← DSA Patterns / Sliding Window

Longest Substring Without Repeating Characters

The problem

Given a string, find the length of the longest substring (contiguous!) that has no repeating characters.

Example: s = "abcabcbb"

The answer is 3 — the substring "abc". Note that "abca" breaks the rule because a repeats, and something like "abcb..." can never recover once b repeats until we drop the earlier b.

Unlike the fixed-window problem, the window size here changes: we want the largest window that stays valid (all characters unique).

Approach 1 — Check every substring

For each pair of start/end positions, check uniqueness with a set.

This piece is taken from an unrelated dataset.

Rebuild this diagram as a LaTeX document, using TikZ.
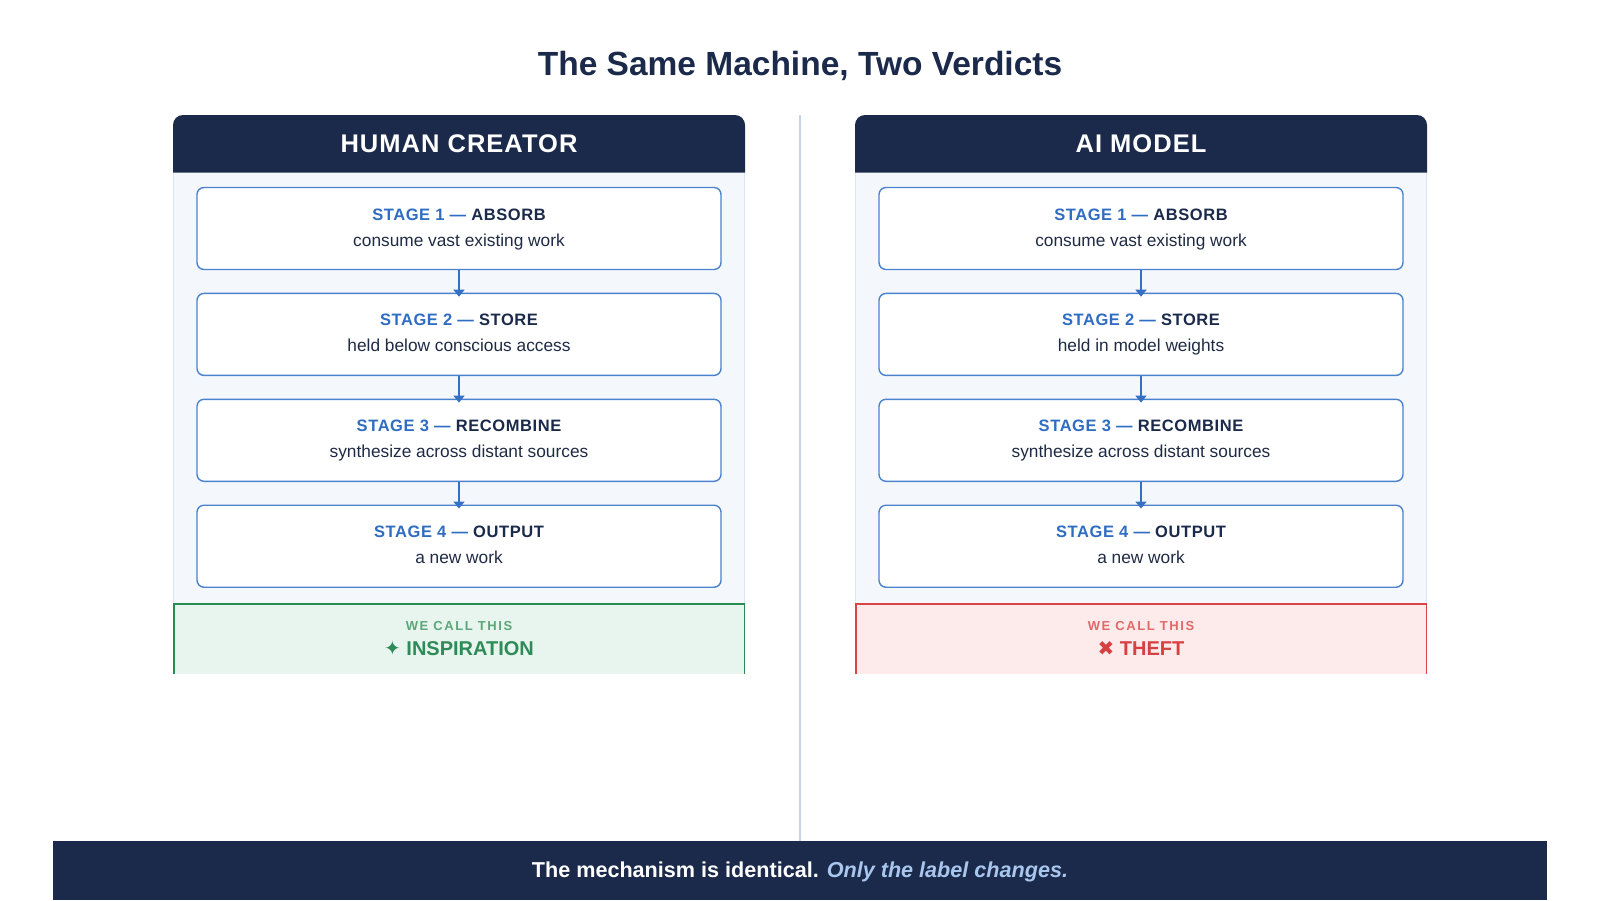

function lengthOfLongestSubstring(s) {
  let best = 0
  for (let i = 0; i < s.length; i++) {
    const seen = new Set()
    for (let j = i; j < s.length; j++) {
      if (seen.has(s[j])) break
      seen.add(s[j])
      best = Math.max(best, j - i + 1)
    }
  }
  return best
}

Time: O(n²). Space: O(min(n, alphabet)). The inner loop restarts from scratch for every i, re-scanning characters we've already looked at.

Approach 2 — Sliding window with a Set

Keep a window [left, right] containing no duplicates. Move right forward one character at a time; if the new character already exists in the window, shrink from the left until it doesn't.

function lengthOfLongestSubstring(s) {
  const window = new Set()
  let left = 0
  let best = 0

  for (let right = 0; right < s.length; right++) {
    while (window.has(s[right])) {
      window.delete(s[left])
      left++
    }
    window.add(s[right])
    best = Math.max(best, right - left + 1)
  }
  return best
}

Time: O(n) — left and right each move forward at most n times total. Space: O(min(n, alphabet)).

Approach 3 — Jump the left pointer with a map

Instead of shrinking one step at a time, remember each character's last index and jump left directly past the previous occurrence.

function lengthOfLongestSubstring(s) {
  const lastIndex = new Map()
  let left = 0
  let best = 0

  for (let right = 0; right < s.length; right++) {
    const ch = s[right]
    if (lastIndex.has(ch) && lastIndex.get(ch) >= left) {
      left = lastIndex.get(ch) + 1
    }
    lastIndex.set(ch, right)
    best = Math.max(best, right - left + 1)
  }
  return best
}

Same O(n) time, but each character is now processed exactly once with no inner loop. The >= left check matters: an old occurrence behind the window must not drag left backward.

Dry run

Approach 3 on s = "abcabcbb":

rightCharSeen before in window?leftWindowBest
0ano0a1
1bno0ab2
2cno0abc3
3ayes (index 0)1bca3
4byes (index 1)2cab3
5cyes (index 2)3abc3
6byes (index 4)5cb3
7byes (index 6)7b3

The window slides across the string once, and the best length it ever reaches is 3.

Edge cases

  • Empty string → 0 (the loop never runs).
  • All identical characters "bbbb"1; the window never grows past one character.
  • A string of all-unique characters → the answer is the whole length; the while/jump never fires.